La doctrine de la double prédestination est l’un des éléments
fondamentaux du protestantisme qui le distingue du catholicisme. Il n’est pas
seulement un dogme. Il est sans-doute l’élément central qui façonne l’esprit du
protestant.
Imaginons un protestant du
XVIIe siècle. Il est plutôt à l’écoute de Luther s’il est plus attiré par son
sentimentalisme, ou préfère-t-il Calvin s’il aime la cohérence et la solidité
de sa pensée. Il est en tout cas convaincu qu’il ne peut rien faire pour
accomplir son salut. Les pèlerinages lui sont inutiles, comme les jeûnes, les sacrifices,
les litanies de prières. Il pense sincèrement que tous ces usages et coutumes
ne manifestent que la vanité humaine, une folle présomption, voire d’horribles
outrages à la gloire de Dieu. Il croit aussi que les sacrements ne lui
apportent aucun secours. La messe n’est qu’une cérémonie comme une autre, se
dit-il peut-être, le souvenir d’un fait passé très lointain et inaccessible,
une commémoration rendu alors nécessaire. Néanmoins, ses idées sur la Cène ne
sont pas si claires. Il hésite. Il ne sait plus. Quand il communie, croit-il se
nourrir de Notre Seigneur Jésus-Christ réellement ou spirituellement ? Que
se passe-t-il lorsqu’il reçoit la communion sous les deux espèces ? Il a
vite abandonné ces idées qui lui paraissent probablement trop subtiles. Elles
ont suffisamment divisé les protestants…
S’il est calviniste, notre
protestant est convaincu que Dieu a séparé les hommes en deux catégories depuis
l’éternité, les élus et les réprouvés, chacun cloisonné dans un destin inéluctable. S’il
est luthérien, il devrait ne pas y songer. L’idée d’une fin déjà tracée de
toute éternité effraye sa conscience. Il abandonne vite ce chemin périlleux. Ainsi
adhérerait-il peut-être à une idée plus sage et modérée, selon laquelle il
pourrait contribuer en partie à son œuvre de salut ? Le synergisme pourrait
lui paraître alors une bonne solution de compromis. Mais un doute subsiste en
lui. N’est-ce pas du catholicisme masqué ? Il s’affole ou s’attriste.

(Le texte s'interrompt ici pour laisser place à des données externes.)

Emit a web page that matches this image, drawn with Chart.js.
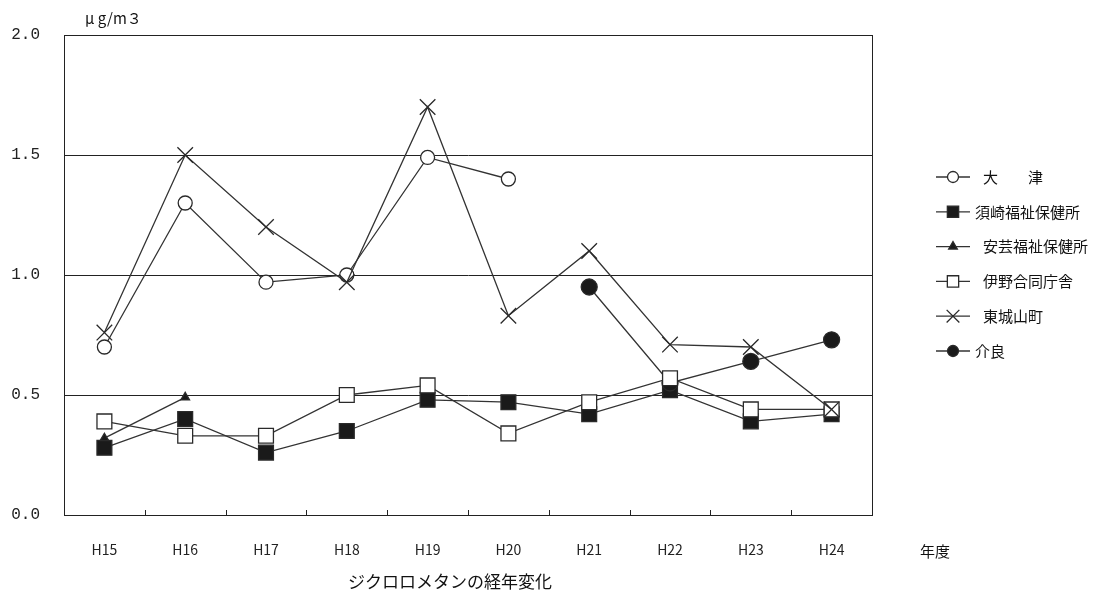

Fallait-il alors faire tant de bruits, attiser tant de colère et provoquer tant de remous pour arriver
à cette conclusion ? Tant de sang et de haine pour cela ?! Il hoche
la tête. Il ne veut plus y songer. Encore trop de subtilités à son goût. Il
s’accroche à son monde luthérien, abandonnant vite sa protestation inutile. Il
risquerait de se révolter contre celui qui est à l’origine d’un tel désastre…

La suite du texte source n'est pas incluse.